There are so many different ways in which the image can be distorted. Sometimes it's photographer's fault. If you can't keep the camera steady then you will get blurs. Sometimes it's the camera's fault. In high ISOs, you might get really grainy images that just don't look very good, or maybe some pixels on the sensor are dead so the image looks dusty.
But sometimes it's the lens' fault, and if you've been getting some funny looking pictures and you want to know why, well if you've used a tripod, not damaged the sensor and kept it clean, it might be because of the lens. The problem with lenses is how complicated they can be. In a single camera lens there are several lens elements inside. Each of them work to bend light a certain way and each one has to be very precise, otherwise you get a little distortion.
Chromatic Aberration Lenses are pretty good at bending, refracting and even splitting lights into the different coloured wavelengths. Think of Newton and his prism showing the rainbow. In camera lenses, that splitting shouldn't happen; the light should be refracted but not split up. But it can happen. On images it looks like the objects are fringed with different colours like red or green or purple. Some lenses boast special elements that eliminate this problem, and it's less likely to appear if you photograph using bigger apertures.
Vignetting
If the picture comes out with darkened or blackened corners while the image in the middle is fine, that's vignetting. Sometimes something is blocking the light, like a lens hood, sometimes the angle of the light is wrong so the outer edges are dark or sometimes the lens elements just don't compliment each other well so the brightness decreases on the edges. Vignetting isn't ALL bad, sometimes people add it into photos in post processing for added effect, but you don't really want it in every photo.
Low contrast
You can blame low contrast images on a variety of different things like sensor quality or maybe it just looks that way on your computer screen. Very occasionally you can blame the lens. With so many lens elements, occasionally the lens can't differentiate between different tones. The image comes out looking a little hazy, as if there was a film of smoke in front of the lens. Occasionally it's not the lens that's the issue; it's the angle of sunlight which means a nice lens hood would solve this problem. Low contrast is pretty easy to fix on photoshop.
Distortion Have you ever seen a picture where the image is warped a little? Like buildings bending inwards, or foreheads that were bulbous. That's barrel distortion, and is most often associated with fish-eye lens, because the effect is deliberate. It becomes a bit of a problem when you have zoom lenses and you DON'T want the edges to bow inwards as if you are looking at the world through a fishbowl. It's quite common in low quality lenses and if it's minor you could just fix the problem in photoshop.

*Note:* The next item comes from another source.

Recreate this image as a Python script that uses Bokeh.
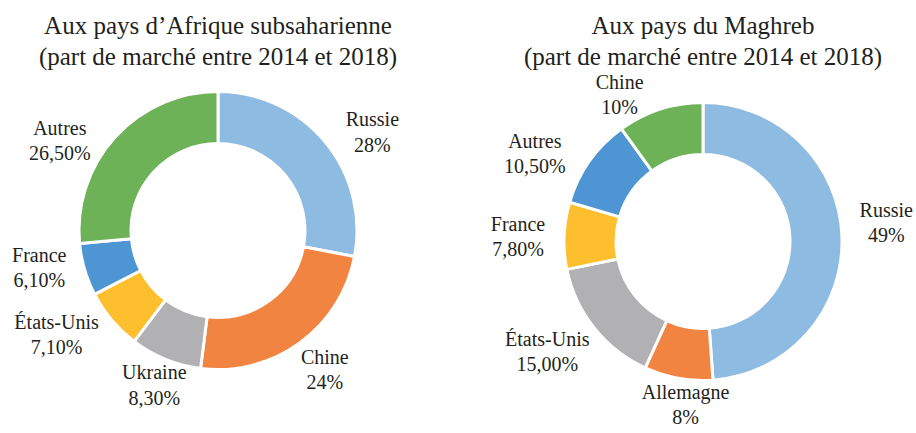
import numpy as np
from bokeh.plotting import figure
from bokeh.models import Range1d, ColumnDataSource
from bokeh.core.properties import value
from bokeh.embed import file_html
from bokeh.resources import INLINE

# ---- data ----
left_title = "Aux pays d’Afrique subsaharienne\n(part de marché entre 2014 et 2018)"
left_cats = ["Russie", "Chine", "Ukraine", "États-Unis", "France", "Autres"]
left_vals = [28, 24, 8.3, 7.1, 6.1, 26.5]
left_pct = ["28%", "24%", "8,30%", "7,10%", "6,10%", "26,50%"]

right_title = "Aux pays du Maghreb\n(part de marché entre 2014 et 2018)"
right_cats = ["Russie", "Allemagne", "États-Unis", "France", "Autres", "Chine"]
right_vals = [49, 8, 15.0, 7.8, 10.5, 10]
right_pct = ["49%", "8%", "15,00%", "7,80%", "10,50%", "10%"]

colors = ["#8ebbe1", "#f28441", "#b1b1b4", "#fdbf2d", "#4e96d3", "#6eb257"]

# label placement (layout): angular nudge from slice middle (deg) and distance (px)
left_lab_dtheta = [-7.6, 1.1, 0.0, -6.9, -4.0, 13.2]
left_lab_r = [182, 177, 169, 193, 183, 181]
right_lab_dtheta = [3.2, 4.2, -2.7, 1.5, 8.1, 12.0]
right_lab_r = [184, 166, 192, 185, 189, 167]

FONT = "Liberation Serif"
TXT = "#231f20"
W, H = 916, 433

p = figure(width=W, height=H, output_backend="svg", toolbar_location=None,
           x_range=Range1d(0, W), y_range=Range1d(0, H), min_border=0)
p.axis.visible = False
p.grid.visible = False
p.outline_line_color = None
p.background_fill_color = "white"
p.border_fill_color = "white"

R_OUT, R_IN = 139, 87
LABEL_DY = 2


def donut(cx, cy, cats, vals, pct, title, dtheta, lab_r):
    v = np.array(vals, dtype=float)
    frac = v / v.sum()
    cum = np.concatenate([[0], np.cumsum(frac)])
    start = np.pi / 2 - cum[1:] * 2 * np.pi
    end = np.pi / 2 - cum[:-1] * 2 * np.pi
    mid = (start + end) / 2 + np.radians(dtheta)
    src = ColumnDataSource(dict(
        x=[cx] * len(v), y=[cy] * len(v), start=start, end=end,
        color=colors[:len(v)],
        lx=cx + np.array(lab_r) * np.cos(mid),
        ly=cy + np.array(lab_r) * np.sin(mid) + LABEL_DY,
        txt=[f"{c}\n{t}" for c, t in zip(cats, pct)],
    ))
    p.annular_wedge(x="x", y="y", inner_radius=R_IN, outer_radius=R_OUT,
                    start_angle="start", end_angle="end", fill_color="color",
                    line_color="white", line_width=3, source=src)
    p.text(x="lx", y="ly", text="txt", source=src, text_font=value(FONT),
           text_font_size="20px", text_color=TXT, text_align="center",
           text_baseline="middle", text_line_height=1.15)
    p.text(x=[cx], y=[392.5], text=[title], text_font=value(FONT),
           text_font_size="25px", text_color=TXT, text_align="center",
           text_baseline="middle", text_line_height=1.15)


donut(217.5, 203, left_cats, left_vals, left_pct, left_title,
      left_lab_dtheta, left_lab_r)
donut(702.5, 192, right_cats, right_vals, right_pct, right_title,
      right_lab_dtheta, right_lab_r)

open("out.html", "w").write(file_html(p, INLINE))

When it comes to distorted or messed up photographs, it's because of your lenses, but the best way to avoid lens distortion, is to not buy a lens that has this problem. Sometimes even the best manufacturers produce a lens that can distort the image before it hits the sensor, because with so many elements that need the upmost precision mistakes do happen. Read reviews, and if you can, try out lenses before investing in them. But if you do have a lens that isn’t quite perfect it’s not a big deal, either the errors are minimal, or they can be fixed in photoshop.